OUR STORY

Navigating faith with questions instead of answers.

Where It Started

We met on staff at a megachurch. Jacob was the college pastor; Sam was a ministry resident just starting to build a faith that wasn’t borrowed. College ministry tends to attract people like that — right at the edge of everything they’ve been handed, brave enough to hold it up to the light and ask is this actually mine? That kind of honesty is hard to be around and not catch.

Most people at that church couldn’t have told you where Portable 8B was. But on Sunday mornings, while thousands filled the auditorium, a few of us gathered there for conversations that couldn’t happen anywhere else. We called it Table Talk. Around that same time, Jacob started teaching through the Sermon on the Mount — and actually taking Jesus at his word began reshaping what all of us thought faithfulness looked like to begin with.

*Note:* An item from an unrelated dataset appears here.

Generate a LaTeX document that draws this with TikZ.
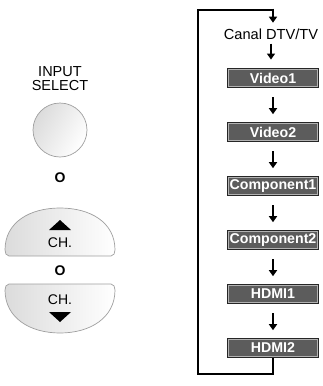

“It was like I’d been reading the sheet music all my life but had never heard the song.” — Bryant Russ

Eventually, Jacob clocked out of certainty and left his career as a pastor. Sam’s capacity for love outgrew his job description. We both moved on from that megachurch. The Sunday morning table dissolved. The friendship didn’t — and neither did the questions.

Table Talk is the conversation that wouldn’t end. Pull up a chair.

Meet the Hosts

Jacob, co-host of Table Talk

Jacob

Jacob spent seven years in vocational ministry before following Jesus right out the door. What started as deconstructing certainty has become something more generative — a path, not a problem. These days his project is contemplative practice and the slow work of integration — a wannabe mystic exploring the outer reaches of Christian spirituality. This territory, he’s finding, is surprisingly simple: showing up at the local United Methodist church with his neighbors, sitting in silence without needing it to deliver, and learning to love with his whole presence, not just his mind.

Sam, co-host of Table Talk

Sam

Sam grew up on the mission field, shaped by a life in ministry. The longer he walks with Jesus, the more he marvels at how much he doesn’t know — and that’s become one of his favorite parts of the journey. He loves the Church deeply while honestly wrestling with what it means to be the bride of Christ today. That curiosity shapes how he engages Scripture and theology — less about landing on answers, more about asking better questions. These days he’s part of a house church, learning that faithful living is often found in the quiet, ordinary moments most people walk right past.

Patchwork Spirituality

Everyone starts with a quilt they didn’t make. Doctrines, assumptions, interpretations — handed down by the communities that formed us. Some patches hold. Some need pulling. The wisdom is knowing which is which.

We call this patchwork spirituality. Not a system. Not a theology. A posture — the willingness to sit with what you’ve inherited and let curiosity do what certainty never could.

Table Talk is a lab, not a lecture. We’re not here to admire the quilt or tear it apart — we’re here to get our hands on it, try new patterns, and see what holds. It’s a sacred space honest enough for us to do this quilting out loud.

We’re not trying to finish the quilt — we’re letting the quilting finish us.